CINEMATIC FILM LOOK EXPLAINED IN 90 SECONDS 🎥


hi welcome in this video my name is
Benjamin Jaworskyj and today I show you how to achieve a cinema film look in
just 90 seconds the first step is to make your camera move without shaking
too much you can do this using a handheld gimbal this is my favorite
solution lightweight and easy to use or a glidecam of the price tag is not
too low with both of them a cheap solution is my first book or any book
put it on a table camera on top and have some fun step two is a real look thing! Use a
flat picture profile to achieve more information and dynamic range
I use as log 2 on my Sony cameras, but there are as well things like C log or D log
with other brand check your camera for LOG! It will
look s*** at first but will be great after grading to add some color you can use Adobe
Premiere and play a bit with the sliders but also use existing LUTs to achieve
a final look.
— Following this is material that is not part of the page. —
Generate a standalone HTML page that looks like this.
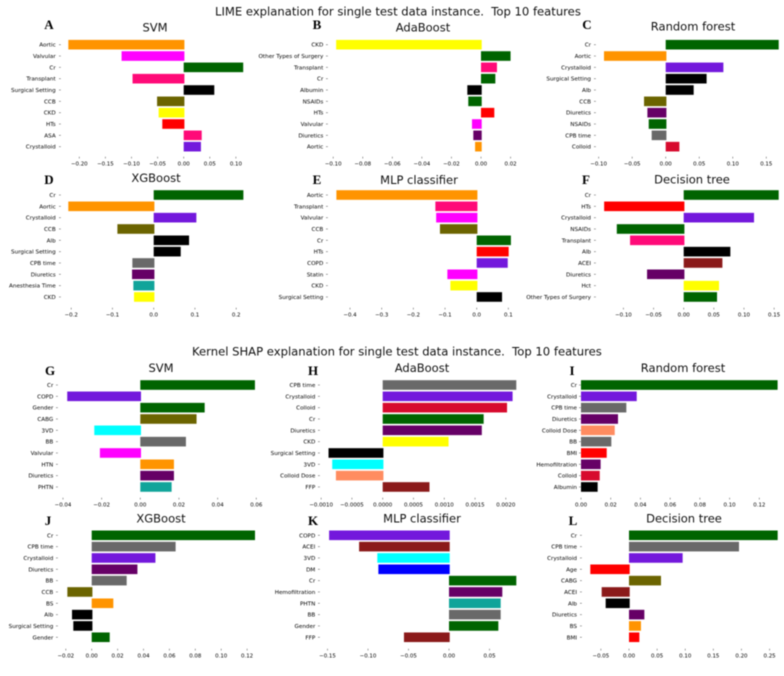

There are thousands of LUTs in the internet. they are presets
that you can use to add color and contrast to your flat image. all three steps combined, give you the ultimate cinema film look this was how to
achieve a cinema film look in just 90 seconds. Hope you’d enjoy the video and
if you want to see one of the three parts we’ve just shown you in a more
detailed or extended video, then just write it in the comments in which part
you are most interested in, then maybe we make another video out of this. and amongst all the people that write a comment like the video and subscribe to the
channel we give away one of our courses from learnfromben.com. the great
thing is you can choose which course you want to have, so good luck and see you
next time never forget “sag mal einstellung digga” und “hauta rein”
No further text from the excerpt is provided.